BEGIN
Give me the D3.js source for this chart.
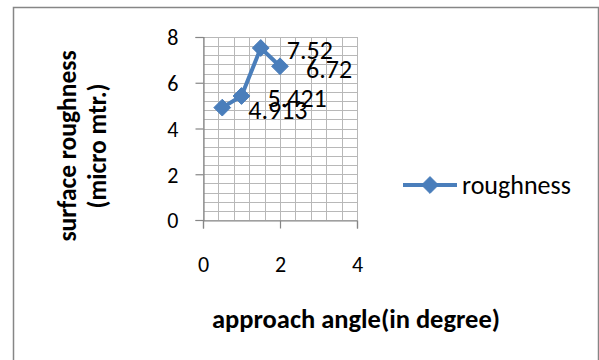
<!DOCTYPE html>
<html>
<head>
<meta charset="utf-8">
<script src="https://cdn.jsdelivr.net/npm/d3@7"></script>
<style>
  body { margin: 0; background: #fff; }
  text { font-family: Carlito, Calibri, Lato, sans-serif; fill: #000; }
</style>
</head>
<body>
<div id="chart"></div>
<script>
// data
var angles = [0.5, 1, 1.5, 2];
var roughness = [4.913, 5.421, 7.52, 6.72];
var labels = ["4.913", "5.421", "7.52", "6.72"];
var xTicks = [0, 2, 4];
var yTicks = [0, 2, 4, 6, 8];
var seriesName = "roughness";

var W = 599, H = 360;
var blue = "#4a7ebb";

var svg = d3.select("#chart").append("svg")
    .attr("width", W)
    .attr("height", H);

// chart frame
svg.append("rect")
    .attr("x", 13.5).attr("y", 7.5)
    .attr("width", 585).attr("height", 400)
    .attr("fill", "none")
    .attr("stroke", "#868686")
    .attr("stroke-width", 1.5);

var x = d3.scaleLinear().domain([0, 4]).range([203, 357]);
var y = d3.scaleLinear().domain([0, 8]).range([220, 37]);

// minor + major gridlines (every 0.4)
var gx = d3.range(0, 4.0001, 0.4), gy = d3.range(0, 8.0001, 0.4);
svg.append("g").selectAll("line").data(gx).enter().append("line")
    .attr("x1", function(d) { return Math.round(x(d)) + 0.5; })
    .attr("x2", function(d) { return Math.round(x(d)) + 0.5; })
    .attr("y1", y(8)).attr("y2", y(0))
    .attr("stroke", "#b8b8b8").attr("stroke-width", 1);
svg.append("g").selectAll("line").data(gy).enter().append("line")
    .attr("y1", function(d) { return Math.round(y(d)) + 0.5; })
    .attr("y2", function(d) { return Math.round(y(d)) + 0.5; })
    .attr("x1", x(0)).attr("x2", x(4))
    .attr("stroke", "#b8b8b8").attr("stroke-width", 1);

// axes
var yAxis = svg.append("g")
    .attr("transform", "translate(" + (Math.round(x(0)) + 0.5) + ",0)")
    .call(d3.axisLeft(y).tickValues(yTicks).tickSize(8).tickPadding(17).tickFormat(d3.format("d")));
var xAxis = svg.append("g")
    .attr("transform", "translate(0," + (Math.round(y(0)) + 0.5) + ")")
    .call(d3.axisBottom(x).tickValues(xTicks).tickSize(8).tickPadding(43).tickFormat(d3.format("d")));
[xAxis, yAxis].forEach(function(a) {
    a.select(".domain").attr("stroke", "#868686").attr("stroke-width", 1.2);
    a.selectAll(".tick line").attr("stroke", "#868686").attr("stroke-width", 1.2);
    a.selectAll(".tick text").style("font-size", "22px").attr("fill", "#000");
});
xAxis.selectAll(".tick text").attr("dy", "0");
yAxis.selectAll(".tick text").attr("dy", "0.36em");

// series line
var pts = angles.map(function(a, i) { return { x: a, y: roughness[i], label: labels[i] }; });
var line = d3.line()
    .x(function(d) { return x(d.x); })
    .y(function(d) { return y(d.y); });
svg.append("path")
    .datum(pts)
    .attr("d", line)
    .attr("fill", "none")
    .attr("stroke", blue)
    .attr("stroke-width", 4)
    .attr("stroke-linejoin", "round");

var diamond = d3.symbol().type(d3.symbolDiamond2).size(180);
svg.selectAll(".marker").data(pts).enter().append("path")
    .attr("class", "marker")
    .attr("d", diamond)
    .attr("transform", function(d) { return "translate(" + x(d.x) + "," + y(d.y) + ")"; })
    .attr("fill", blue)
    .attr("stroke", blue)
    .attr("stroke-width", 1);

// data labels, right of the point
svg.selectAll(".dlabel").data(pts).enter().append("text")
    .attr("class", "dlabel")
    .attr("x", function(d) { return x(d.x) + 26; })
    .attr("y", function(d) { return y(d.y) + 2; })
    .attr("dy", "0.36em")
    .style("font-size", "26px")
    .text(function(d) { return d.label; });

// legend
var lg = svg.append("g").attr("transform", "translate(403,185)");
lg.append("line").attr("x1", 0).attr("x2", 54).attr("y1", 0).attr("y2", 0)
    .attr("stroke", blue).attr("stroke-width", 4);
lg.append("path").attr("d", diamond).attr("transform", "translate(27,0)")
    .attr("fill", blue).attr("stroke", blue);
lg.append("text").attr("x", 59).attr("y", 0).attr("dy", "0.36em")
    .style("font-size", "26px").text(seriesName);

// axis titles
svg.append("text")
    .attr("x", 356).attr("y", 318).attr("dy", "0.36em")
    .attr("text-anchor", "middle")
    .style("font-size", "26.5px").style("font-weight", "bold")
    .text("approach angle(in degree)");

var yt = svg.append("text")
    .attr("transform", "translate(67,146) rotate(-90)")
    .attr("text-anchor", "middle")
    .style("font-size", "25.5px").style("font-weight", "bold");
yt.append("tspan").attr("x", 0).attr("y", 0).attr("dy", "0.36em").text("surface roughness");
yt.append("tspan").attr("x", 0).attr("y", 30).attr("dy", "0.36em").text("(micro mtr.)");
</script>
</body>
</html>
END
## What you should do
Look through the listing and extract every line with "chart" in it.

## Task output
Give me the D3.js source for this chart.
<div id="chart"></div>
var svg = d3.select("#chart").append("svg")
// chart frame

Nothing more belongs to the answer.